On my side its 3Gi on a small cluster… I guess it depends on the cluster size and the amount of metrics generated
cool thanks guys. I think I may end up having it on its own k8s worker node
still a ton cheaper than the ~$4k a month we spend on sysdig
2020-03-26
Hi folks, what’s the right way to handle the KubeletDown
alerts that comes with prometheus operator on a public cloud where nodes gets replaced at times ?
- alert: KubeletDown
annotations:
message: Kubelet has disappeared from Prometheus target discovery.
runbook_url: <https://github.com/kubernetes-monitoring/kubernetes-mixin/tree/master/runbook.md#alert-name-kubeletdown>
expr: |
absent(up{job="kubelet", metrics_path="/metrics"} == 1)
for: 15m
labels:
severity: critical
2020-03-27
Adding @discourse_forum bot
@discourse_forum has joined the channel
2020-03-28
What’s your preferred APM platform (no Appdynamics) ? Need container support, .net , Java, more, etc?
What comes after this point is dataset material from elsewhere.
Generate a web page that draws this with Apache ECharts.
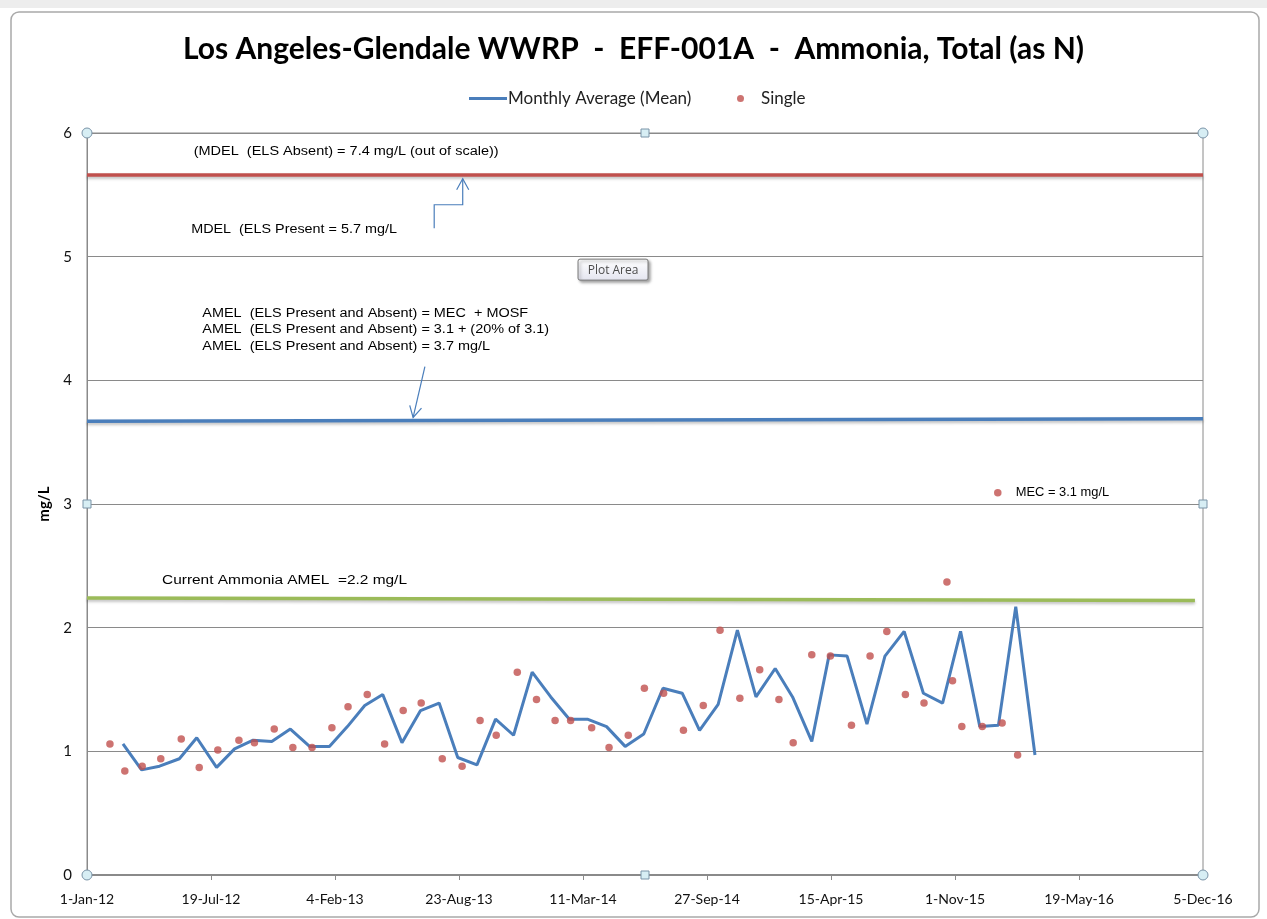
<!DOCTYPE html>
<html>
<head>
<meta charset="utf-8">
<script src="https://cdn.jsdelivr.net/npm/echarts@6/dist/echarts.min.js"></script>
<style>
  html, body { margin: 0; padding: 0; background: #fff; }
  #chart { width: 1267px; height: 919px; }
</style>
</head>
<body>
<div id="chart"></div>
<script>
// Fechas como días desde 1-Jan-12
const START_UTC = Date.UTC(2012, 0, 1);
const MONTHS = ['Jan','Feb','Mar','Apr','May','Jun','Jul','Aug','Sep','Oct','Nov','Dec'];

// Promedio mensual (línea azul)
const avgDays = [58, 88, 117, 149, 177, 209, 238, 268, 298, 328, 359, 391, 420, 448, 477,
  508, 538, 568, 598, 629, 659, 688, 718, 748, 778, 807, 838, 868, 898, 929, 960,
  988, 1018, 1049, 1079, 1110, 1138, 1169, 1197, 1226, 1258, 1287, 1318, 1349, 1380,
  1409, 1440, 1470, 1498, 1529];
const avgValues = [1.06, 0.85, 0.88, 0.94, 1.11, 0.87, 1.02, 1.09, 1.08, 1.18, 1.04, 1.04, 1.20, 1.37, 1.46,
  1.07, 1.33, 1.39, 0.95, 0.89, 1.26, 1.13, 1.64, 1.44, 1.26, 1.26, 1.20, 1.04, 1.14, 1.51, 1.47,
  1.17, 1.38, 1.98, 1.44, 1.67, 1.44, 1.08, 1.78, 1.77, 1.22, 1.77, 1.97, 1.47, 1.39,
  1.97, 1.20, 1.21, 2.17, 0.97];

// Muestras individuales (puntos rojos)
const singleDays = [37, 61, 89, 119, 152, 181, 211, 245, 270, 302, 332, 363, 395, 421, 452, 480,
  510, 539, 573, 605, 634, 660, 694, 725, 755, 780, 814, 842, 873, 899, 930,
  962, 994, 1021, 1053, 1085, 1116, 1139, 1169, 1199, 1233, 1263, 1290, 1320, 1350,
  1387, 1396, 1411, 1444, 1476, 1501];
const singleValues = [1.06, 0.84, 0.88, 0.94, 1.10, 0.87, 1.01, 1.09, 1.07, 1.18, 1.03, 1.03, 1.19, 1.36, 1.46, 1.06,
  1.33, 1.39, 0.94, 0.88, 1.25, 1.13, 1.64, 1.42, 1.25, 1.25, 1.19, 1.03, 1.13, 1.51, 1.47,
  1.17, 1.37, 1.98, 1.43, 1.66, 1.42, 1.07, 1.78, 1.77, 1.21, 1.77, 1.97, 1.46, 1.39,
  2.37, 1.57, 1.20, 1.20, 1.23, 0.97];

// Punto MEC
const mecDay = [1469];
const mecValue = [3.09];

// Límites horizontales [día inicio, valor inicio, día fin, valor fin]
const mdelLine = [0, 5.66, 1800, 5.66];
const amelLine = [0, 3.67, 1800, 3.69];
const currentAmelLine = [0, 2.24, 1787, 2.22];

// Ejes
const xMin = 0, xMax = 1800, xStep = 200;
const yMin = 0, yMax = 6, yStep = 1;

// Anotaciones (anclas en coordenadas de datos)
const notes = [
  { text: '(MDEL  (ELS Absent) = 7.4 mg/L (out of scale))', at: [172, 5.85], sx: 1.16 },
  { text: 'MDEL  (ELS Present = 5.7 mg/L', at: [168, 5.22], sx: 1.15 },
  { text: 'AMEL  (ELS Present and Absent) = MEC  + MOSF\nAMEL  (ELS Present and Absent) = 3.1 + (20% of 3.1)\nAMEL  (ELS Present and Absent) = 3.7 mg/L', at: [186, 4.41], sx: 1.155 },
  { text: 'Current Ammonia AMEL  =2.2 mg/L', at: [121, 2.38], sx: 1.235 },
  { text: 'MEC = 3.1 mg/L', at: [1498, 3.09], sx: 1.03 }
];
const arrowUp = [[560, 5.23], [560, 5.42], [606, 5.42], [606, 5.63]];
const arrowDown = [[545, 4.11], [526, 3.70]];
const plotAreaTip = [792, 4.98];

function fmtDate(v) {
  const d = new Date(START_UTC + v * 86400000);
  return d.getUTCDate() + '-' + MONTHS[d.getUTCMonth()] + '-' + String(d.getUTCFullYear()).slice(2);
}

const zip = (xs, ys) => xs.map((x, i) => [x, ys[i]]);
const seg = (l) => [[l[0], l[1]], [l[2], l[3]]];

const chart = echarts.init(document.getElementById('chart'));

function limitSeries(name, line, color) {
  return {
    name: name,
    type: 'line',
    data: seg(line),
    symbol: 'none',
    silent: true,
    z: 1,
    lineStyle: {
      color: color, width: 3.5,
      shadowColor: 'rgba(0,0,0,0.25)', shadowBlur: 3, shadowOffsetY: 2
    }
  };
}

const option = {
  animation: false,
  backgroundColor: '#fff',
  title: {
    text: 'Los Angeles-Glendale WWRP  -  EFF-001A  -  Ammonia, Total (as N)',
    left: 'center',
    top: 29,
    textStyle: { fontFamily: 'Lato', fontWeight: 'bold', fontSize: 30, color: '#000' }
  },
  legend: [
    {
      data: [{ name: 'Monthly Average (Mean)', icon: 'rect' }],
      left: 464, top: 85,
      itemWidth: 38, itemHeight: 3,
      itemGap: 0,
      textStyle: { fontFamily: 'Lato', fontSize: 17, color: '#222', padding: [0, 0, 0, -4] }
    },
    {
      data: [{ name: 'Single', icon: 'circle' }],
      left: 732, top: 85,
      itemWidth: 7, itemHeight: 7,
      textStyle: { fontFamily: 'Lato', fontSize: 17, color: '#222', padding: [0, 0, 0, 12] }
    }
  ],
  grid: {
    left: 87, right: 64, top: 133, bottom: 44,
    show: true, borderColor: '#8a8a8a', borderWidth: 1
  },
  xAxis: {
    type: 'value',
    min: xMin, max: xMax, interval: xStep,
    axisLine: { show: true, onZero: false, lineStyle: { color: '#8a8a8a', width: 2 } },
    axisTick: { show: true, length: 5, lineStyle: { color: '#8a8a8a' } },
    splitLine: { show: false },
    axisLabel: {
      formatter: fmtDate, margin: 17,
      fontFamily: 'Lato', fontSize: 14, color: '#111'
    }
  },
  yAxis: {
    type: 'value',
    min: yMin, max: yMax, interval: yStep,
    name: 'mg/L',
    nameLocation: 'middle',
    nameGap: 35,
    nameRotate: 90,
    nameTextStyle: { fontFamily: 'Lato', fontWeight: 'bold', fontSize: 15, color: '#000' },
    axisLine: { show: true, lineStyle: { color: '#8a8a8a', width: 1 } },
    axisTick: { show: false },
    splitLine: { lineStyle: { color: '#8a8a8a', width: 1 } },
    axisLabel: { margin: 15, fontFamily: 'Lato', fontSize: 15, color: '#111' }
  },
  series: [
    limitSeries('MDEL', mdelLine, '#c0504d'),
    limitSeries('AMEL', amelLine, '#4a7ebb'),
    limitSeries('Current AMEL', currentAmelLine, '#9bbb59'),
    {
      name: 'Monthly Average (Mean)',
      type: 'line',
      data: zip(avgDays, avgValues),
      symbol: 'none',
      z: 3,
      itemStyle: { color: '#4a7ebb' },
      lineStyle: { color: '#4a7ebb', width: 3 }
    },
    {
      name: 'Single',
      type: 'scatter',
      data: zip(singleDays, singleValues),
      symbolSize: 7.5,
      z: 4,
      itemStyle: { color: '#c0504d' }
    },
    {
      name: 'MEC',
      type: 'scatter',
      data: zip(mecDay, mecValue),
      symbolSize: 7.5,
      z: 4,
      itemStyle: { color: '#c0504d' }
    }
  ]
};

chart.setOption(option);

// Anotaciones, flechas y marcas de selección
function px(p) { return chart.convertToPixel({ gridIndex: 0 }, p); }

function arrowHead(tip, from, size) {
  const dx = tip[0] - from[0], dy = tip[1] - from[1];
  const len = Math.sqrt(dx * dx + dy * dy);
  const ux = dx / len, uy = dy / len;
  const bx = tip[0] - ux * size, by = tip[1] - uy * size;
  const nx = -uy * size * 0.55, ny = ux * size * 0.55;
  return [[bx + nx, by + ny], tip, [bx - nx, by - ny]];
}

const graphics = [];

// Marco exterior
graphics.push({
  type: 'rect', z: -10, silent: true,
  shape: { x: 11, y: 12, width: 1248, height: 905, r: 8 },
  style: { fill: '#fff', stroke: '#a9a9a9', lineWidth: 1.5 }
});
graphics.push({
  type: 'rect', z: -11, silent: true,
  shape: { x: 0, y: 0, width: 1267, height: 8 },
  style: { fill: '#ededed' }
});

notes.forEach(n => {
  const p = px(n.at);
  graphics.push({
    type: 'text', z: 50, silent: true,
    x: p[0], y: p[1],
    scaleX: n.sx,
    style: {
      text: n.text, fill: '#000',
      font: '12.5px "Liberation Sans", Arial, sans-serif',
      lineHeight: 16.5,
      verticalAlign: 'middle', align: 'left'
    }
  });
});

const up = arrowUp.map(px);
graphics.push({
  type: 'polyline', z: 50, silent: true,
  shape: { points: up },
  style: { stroke: '#4a7ebb', lineWidth: 1.2, fill: null }
});
graphics.push({
  type: 'polyline', z: 50, silent: true,
  shape: { points: arrowHead(up[up.length - 1], up[up.length - 2], 11) },
  style: { stroke: '#4a7ebb', lineWidth: 1.2, fill: null }
});
const dn = arrowDown.map(px);
graphics.push({
  type: 'polyline', z: 50, silent: true,
  shape: { points: dn },
  style: { stroke: '#4a7ebb', lineWidth: 1.2, fill: null }
});
graphics.push({
  type: 'polyline', z: 50, silent: true,
  shape: { points: arrowHead(dn[1], dn[0], 11) },
  style: { stroke: '#4a7ebb', lineWidth: 1.2, fill: null }
});

// Etiqueta "Plot Area"
const tp = px(plotAreaTip);
graphics.push({
  type: 'rect', z: 60, silent: true,
  shape: { x: tp[0], y: tp[1], width: 70, height: 21, r: 2 },
  style: {
    fill: new echarts.graphic.LinearGradient(0, 0, 0, 1, [
      { offset: 0, color: '#ffffff' }, { offset: 1, color: '#e4e5f0' }
    ]),
    stroke: '#767676', lineWidth: 1,
    shadowColor: 'rgba(0,0,0,0.35)', shadowBlur: 3, shadowOffsetX: 2, shadowOffsetY: 2
  }
});
graphics.push({
  type: 'text', z: 61, silent: true,
  x: tp[0] + 35, y: tp[1] + 11,
  style: {
    text: 'Plot Area', fill: '#4c4c4c',
    font: '12px "Open Sans", sans-serif',
    align: 'center', verticalAlign: 'middle'
  }
});

// Marcas de selección del área de trazado
const c00 = px([xMin, yMin]), c11 = px([xMax, yMax]);
const midX = (c00[0] + c11[0]) / 2, midY = (c00[1] + c11[1]) / 2;
[[c00[0], c00[1]], [c11[0], c00[1]], [c00[0], c11[1]], [c11[0], c11[1]]].forEach(c => {
  graphics.push({
    type: 'circle', z: 70, silent: true,
    shape: { cx: c[0], cy: c[1], r: 5 },
    style: { fill: '#d7eef4', stroke: '#7b94a8', lineWidth: 1 }
  });
});
[[midX, c11[1]], [midX, c00[1]], [c00[0], midY], [c11[0], midY]].forEach(c => {
  graphics.push({
    type: 'rect', z: 70, silent: true,
    shape: { x: c[0] - 4, y: c[1] - 4, width: 8, height: 8 },
    style: { fill: '#d7eef4', stroke: '#7b94a8', lineWidth: 1 }
  });
});

chart.setOption({ graphic: graphics });
</script>
</body>
</html>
I want to simplify telemetry and monitoring metrics to a central service and give business a self service telemetry metrics source so it’s all centralized.
I want a system ideally that automatically pulls in aws tags on instances to, do I can stop writing complicated chocolatey packages for configuring the app.
Right now gut feeling is SignalFX ( can manage with terraform to), datadog are the promising solutions.